>>
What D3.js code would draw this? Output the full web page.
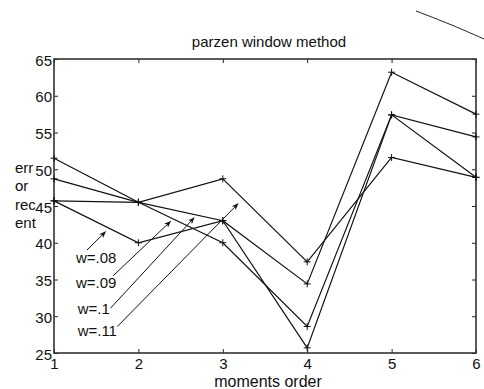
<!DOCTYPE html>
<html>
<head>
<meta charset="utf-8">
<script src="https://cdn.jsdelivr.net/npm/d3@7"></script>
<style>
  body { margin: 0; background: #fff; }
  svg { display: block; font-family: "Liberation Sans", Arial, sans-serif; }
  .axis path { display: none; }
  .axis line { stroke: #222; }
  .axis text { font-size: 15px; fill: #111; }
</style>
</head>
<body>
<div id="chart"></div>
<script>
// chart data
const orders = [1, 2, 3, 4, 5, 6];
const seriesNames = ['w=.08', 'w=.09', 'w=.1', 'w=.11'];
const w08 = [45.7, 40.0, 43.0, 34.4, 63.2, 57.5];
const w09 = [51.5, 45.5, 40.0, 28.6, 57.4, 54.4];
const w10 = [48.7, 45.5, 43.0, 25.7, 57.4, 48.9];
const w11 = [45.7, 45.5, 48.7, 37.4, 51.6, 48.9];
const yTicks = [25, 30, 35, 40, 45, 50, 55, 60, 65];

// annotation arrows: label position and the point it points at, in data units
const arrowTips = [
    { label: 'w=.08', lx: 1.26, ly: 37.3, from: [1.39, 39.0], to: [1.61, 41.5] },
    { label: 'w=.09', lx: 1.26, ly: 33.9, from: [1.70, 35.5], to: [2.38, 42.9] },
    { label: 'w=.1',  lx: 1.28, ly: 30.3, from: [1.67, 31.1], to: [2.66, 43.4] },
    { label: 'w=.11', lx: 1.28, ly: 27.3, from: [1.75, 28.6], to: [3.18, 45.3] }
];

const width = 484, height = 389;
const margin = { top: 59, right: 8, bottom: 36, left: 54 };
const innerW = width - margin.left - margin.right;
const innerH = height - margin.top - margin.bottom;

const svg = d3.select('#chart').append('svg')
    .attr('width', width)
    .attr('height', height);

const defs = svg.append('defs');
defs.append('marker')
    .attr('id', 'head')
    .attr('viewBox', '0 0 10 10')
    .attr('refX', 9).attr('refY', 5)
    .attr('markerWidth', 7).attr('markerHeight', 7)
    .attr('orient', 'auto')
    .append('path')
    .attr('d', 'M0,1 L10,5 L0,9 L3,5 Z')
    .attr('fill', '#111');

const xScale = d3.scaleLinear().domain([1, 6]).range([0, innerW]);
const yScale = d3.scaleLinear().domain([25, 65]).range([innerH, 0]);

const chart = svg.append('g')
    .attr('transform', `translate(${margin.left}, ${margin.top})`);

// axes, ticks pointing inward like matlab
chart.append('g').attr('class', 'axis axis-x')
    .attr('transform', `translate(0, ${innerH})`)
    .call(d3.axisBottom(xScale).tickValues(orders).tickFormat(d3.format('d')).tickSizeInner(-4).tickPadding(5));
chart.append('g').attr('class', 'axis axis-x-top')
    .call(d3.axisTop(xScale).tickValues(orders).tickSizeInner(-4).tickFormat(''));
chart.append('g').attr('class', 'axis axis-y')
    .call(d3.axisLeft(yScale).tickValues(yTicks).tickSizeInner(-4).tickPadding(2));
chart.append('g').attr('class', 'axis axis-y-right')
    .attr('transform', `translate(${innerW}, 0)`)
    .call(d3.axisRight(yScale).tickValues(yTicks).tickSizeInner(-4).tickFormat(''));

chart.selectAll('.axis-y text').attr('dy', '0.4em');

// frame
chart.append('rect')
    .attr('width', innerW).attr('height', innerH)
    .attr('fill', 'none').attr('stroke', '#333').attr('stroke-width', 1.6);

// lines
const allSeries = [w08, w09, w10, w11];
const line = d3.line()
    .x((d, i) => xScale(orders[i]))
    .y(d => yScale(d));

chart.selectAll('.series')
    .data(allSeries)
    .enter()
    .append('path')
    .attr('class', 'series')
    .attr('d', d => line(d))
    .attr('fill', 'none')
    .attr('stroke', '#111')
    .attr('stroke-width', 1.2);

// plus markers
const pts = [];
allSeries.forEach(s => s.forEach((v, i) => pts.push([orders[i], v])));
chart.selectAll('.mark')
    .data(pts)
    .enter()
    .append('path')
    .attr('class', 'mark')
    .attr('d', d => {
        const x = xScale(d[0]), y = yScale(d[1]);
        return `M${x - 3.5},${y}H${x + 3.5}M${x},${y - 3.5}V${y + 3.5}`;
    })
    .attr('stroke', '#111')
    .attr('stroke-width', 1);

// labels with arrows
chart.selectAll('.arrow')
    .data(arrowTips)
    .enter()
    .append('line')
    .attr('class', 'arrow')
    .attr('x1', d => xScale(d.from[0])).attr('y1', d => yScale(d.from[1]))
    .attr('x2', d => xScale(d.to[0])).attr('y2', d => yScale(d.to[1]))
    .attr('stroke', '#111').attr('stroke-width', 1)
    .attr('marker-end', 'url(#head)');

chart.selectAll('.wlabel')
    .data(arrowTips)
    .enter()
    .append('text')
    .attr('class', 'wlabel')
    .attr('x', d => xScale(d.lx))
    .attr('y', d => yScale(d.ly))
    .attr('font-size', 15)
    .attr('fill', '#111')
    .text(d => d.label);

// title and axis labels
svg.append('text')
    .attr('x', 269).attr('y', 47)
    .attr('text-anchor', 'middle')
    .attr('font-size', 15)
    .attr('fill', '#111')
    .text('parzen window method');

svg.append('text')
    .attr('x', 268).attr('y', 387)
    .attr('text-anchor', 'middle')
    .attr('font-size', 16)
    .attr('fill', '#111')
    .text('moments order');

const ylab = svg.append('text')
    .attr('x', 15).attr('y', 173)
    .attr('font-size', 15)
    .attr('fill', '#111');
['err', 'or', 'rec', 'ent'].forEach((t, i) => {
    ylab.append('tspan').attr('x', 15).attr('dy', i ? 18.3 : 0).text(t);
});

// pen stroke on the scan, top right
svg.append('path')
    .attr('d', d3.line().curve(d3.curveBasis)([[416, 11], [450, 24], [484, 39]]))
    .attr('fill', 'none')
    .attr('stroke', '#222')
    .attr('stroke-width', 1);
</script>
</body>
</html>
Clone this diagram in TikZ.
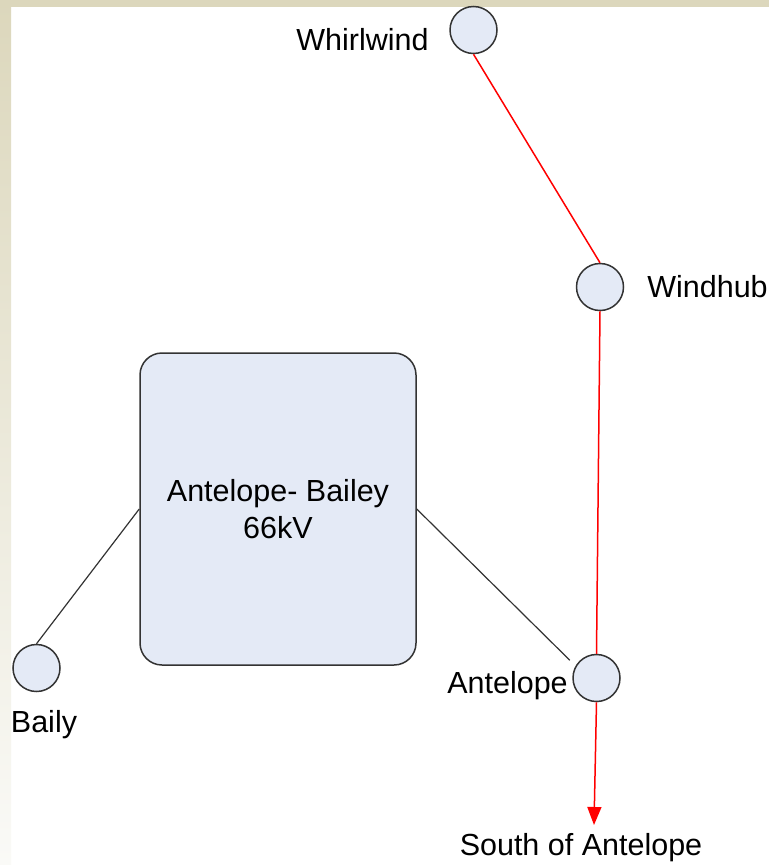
<<
> [EXERCISE GOAL] What you return should match the records above word for word, minus the pictures.

> [ANSWER]
What D3.js code would draw this? Output the full web page.
<!DOCTYPE html>
<html>
<head>
<meta charset="utf-8">
<script src="https://cdn.jsdelivr.net/npm/d3@7"></script>
<style>
  body { margin: 0; background: #fff; }
  svg { display: block; font-family: "Liberation Sans", Arial, sans-serif; }
  .axis path { display: none; }
  .axis line { stroke: #222; }
  .axis text { font-size: 15px; fill: #111; }
</style>
</head>
<body>
<div id="chart"></div>
<script>
// chart data
const orders = [1, 2, 3, 4, 5, 6];
const seriesNames = ['w=.08', 'w=.09', 'w=.1', 'w=.11'];
const w08 = [45.7, 40.0, 43.0, 34.4, 63.2, 57.5];
const w09 = [51.5, 45.5, 40.0, 28.6, 57.4, 54.4];
const w10 = [48.7, 45.5, 43.0, 25.7, 57.4, 48.9];
const w11 = [45.7, 45.5, 48.7, 37.4, 51.6, 48.9];
const yTicks = [25, 30, 35, 40, 45, 50, 55, 60, 65];

// annotation arrows: label position and the point it points at, in data units
const arrowTips = [
    { label: 'w=.08', lx: 1.26, ly: 37.3, from: [1.39, 39.0], to: [1.61, 41.5] },
    { label: 'w=.09', lx: 1.26, ly: 33.9, from: [1.70, 35.5], to: [2.38, 42.9] },
    { label: 'w=.1',  lx: 1.28, ly: 30.3, from: [1.67, 31.1], to: [2.66, 43.4] },
    { label: 'w=.11', lx: 1.28, ly: 27.3, from: [1.75, 28.6], to: [3.18, 45.3] }
];

const width = 484, height = 389;
const margin = { top: 59, right: 8, bottom: 36, left: 54 };
const innerW = width - margin.left - margin.right;
const innerH = height - margin.top - margin.bottom;

const svg = d3.select('#chart').append('svg')
    .attr('width', width)
    .attr('height', height);

const defs = svg.append('defs');
defs.append('marker')
    .attr('id', 'head')
    .attr('viewBox', '0 0 10 10')
    .attr('refX', 9).attr('refY', 5)
    .attr('markerWidth', 7).attr('markerHeight', 7)
    .attr('orient', 'auto')
    .append('path')
    .attr('d', 'M0,1 L10,5 L0,9 L3,5 Z')
    .attr('fill', '#111');

const xScale = d3.scaleLinear().domain([1, 6]).range([0, innerW]);
const yScale = d3.scaleLinear().domain([25, 65]).range([innerH, 0]);

const chart = svg.append('g')
    .attr('transform', `translate(${margin.left}, ${margin.top})`);

// axes, ticks pointing inward like matlab
chart.append('g').attr('class', 'axis axis-x')
    .attr('transform', `translate(0, ${innerH})`)
    .call(d3.axisBottom(xScale).tickValues(orders).tickFormat(d3.format('d')).tickSizeInner(-4).tickPadding(5));
chart.append('g').attr('class', 'axis axis-x-top')
    .call(d3.axisTop(xScale).tickValues(orders).tickSizeInner(-4).tickFormat(''));
chart.append('g').attr('class', 'axis axis-y')
    .call(d3.axisLeft(yScale).tickValues(yTicks).tickSizeInner(-4).tickPadding(2));
chart.append('g').attr('class', 'axis axis-y-right')
    .attr('transform', `translate(${innerW}, 0)`)
    .call(d3.axisRight(yScale).tickValues(yTicks).tickSizeInner(-4).tickFormat(''));

chart.selectAll('.axis-y text').attr('dy', '0.4em');

// frame
chart.append('rect')
    .attr('width', innerW).attr('height', innerH)
    .attr('fill', 'none').attr('stroke', '#333').attr('stroke-width', 1.6);

// lines
const allSeries = [w08, w09, w10, w11];
const line = d3.line()
    .x((d, i) => xScale(orders[i]))
    .y(d => yScale(d));

chart.selectAll('.series')
    .data(allSeries)
    .enter()
    .append('path')
    .attr('class', 'series')
    .attr('d', d => line(d))
    .attr('fill', 'none')
    .attr('stroke', '#111')
    .attr('stroke-width', 1.2);

// plus markers
const pts = [];
allSeries.forEach(s => s.forEach((v, i) => pts.push([orders[i], v])));
chart.selectAll('.mark')
    .data(pts)
    .enter()
    .append('path')
    .attr('class', 'mark')
    .attr('d', d => {
        const x = xScale(d[0]), y = yScale(d[1]);
        return `M${x - 3.5},${y}H${x + 3.5}M${x},${y - 3.5}V${y + 3.5}`;
    })
    .attr('stroke', '#111')
    .attr('stroke-width', 1);

// labels with arrows
chart.selectAll('.arrow')
    .data(arrowTips)
    .enter()
    .append('line')
    .attr('class', 'arrow')
    .attr('x1', d => xScale(d.from[0])).attr('y1', d => yScale(d.from[1]))
    .attr('x2', d => xScale(d.to[0])).attr('y2', d => yScale(d.to[1]))
    .attr('stroke', '#111').attr('stroke-width', 1)
    .attr('marker-end', 'url(#head)');

chart.selectAll('.wlabel')
    .data(arrowTips)
    .enter()
    .append('text')
    .attr('class', 'wlabel')
    .attr('x', d => xScale(d.lx))
    .attr('y', d => yScale(d.ly))
    .attr('font-size', 15)
    .attr('fill', '#111')
    .text(d => d.label);

// title and axis labels
svg.append('text')
    .attr('x', 269).attr('y', 47)
    .attr('text-anchor', 'middle')
    .attr('font-size', 15)
    .attr('fill', '#111')
    .text('parzen window method');

svg.append('text')
    .attr('x', 268).attr('y', 387)
    .attr('text-anchor', 'middle')
    .attr('font-size', 16)
    .attr('fill', '#111')
    .text('moments order');

const ylab = svg.append('text')
    .attr('x', 15).attr('y', 173)
    .attr('font-size', 15)
    .attr('fill', '#111');
['err', 'or', 'rec', 'ent'].forEach((t, i) => {
    ylab.append('tspan').attr('x', 15).attr('dy', i ? 18.3 : 0).text(t);
});

// pen stroke on the scan, top right
svg.append('path')
    .attr('d', d3.line().curve(d3.curveBasis)([[416, 11], [450, 24], [484, 39]]))
    .attr('fill', 'none')
    .attr('stroke', '#222')
    .attr('stroke-width', 1);
</script>
</body>
</html>
Clone this diagram in TikZ.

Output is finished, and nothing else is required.